By Brian D. Shekell / Dec 18, 2013

Has your company ever agreed not to contest the unemployment benefits of a departing employee as part of a separation agreement? Or, has your company ever classified a voluntary quit as something different so that the employee can collect unemployment benefits? If so, you and your company could be in violation of the law and subject to civil and criminal penalties.

In 2011, the federal government amended the Trade Adjustment Assistance Act to require states to enact "unemployment insurance integrity" legislation in an effort to fight against unemployment fraud.  As a result, the Michigan legislature passed Public Act 143 of 2013, which was signed into law by Governor Snyder on October 29, 2013.  The legislation amended the Employment Security Act ("Act") by enhancing civil and criminal penalties for willful and knowing violations of the Act and imposing fines for failing to comply with the Act's reporting requirements.

In Michigan, unemployment fraud occurs when a claimant or employer conceals or misrepresents any eligibility information that can affect benefits paid.

While Michigan has long prohibited employers from filing inaccurate reports with the Unemployment Insurance Agency ("UIA"), the recent federal efforts to curb unemployment fraud increase the likelihood that enforcement will become a higher priority.

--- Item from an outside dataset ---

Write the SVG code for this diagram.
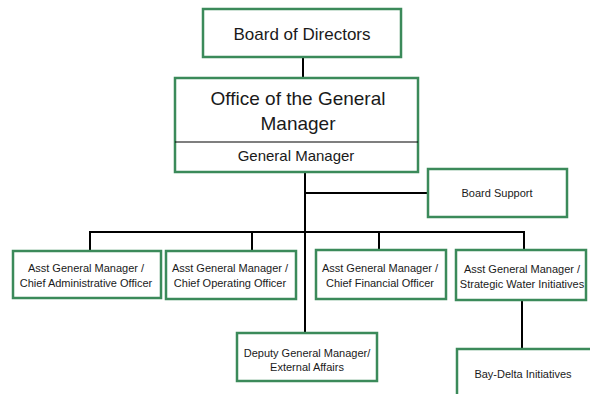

Current efforts to uncover unemployment fraud include: auditing employer records, comparing benefit claims to payroll records in Michigan and other states, exchange of information between agencies, complaints from employers and tips from the public.

If an employer is found to have intentionally or knowingly violated the Act, penalties may include repayment of the amount obtained as a result of the fraud plus damages equal to three times that amount.  Criminal penalties for intentional violations include: (i) up to one year imprisonment for amounts up to $25,000; (ii) up to two years imprisonment for amounts between $25,000 and $100,000; and (iii) up to five years imprisonment for amounts over $100,000.  Knowing violations of the law include: (i) up to one year imprisonment for amounts up to $100,000; and (ii) up to two years imprisonment for amounts over $100,000. 

When entering into a formal or informal separation agreement with a departing employee, employers should avoid negotiating the stated reason for the employee's termination or the employer's response to information requests from the UIA in an effort to allow the employee to collect benefits.  Employers who receive requests from the UIA should always provide truthful and accurate responses to avoid civil and criminal penalties and timely and complete responses or risk being assessed fines.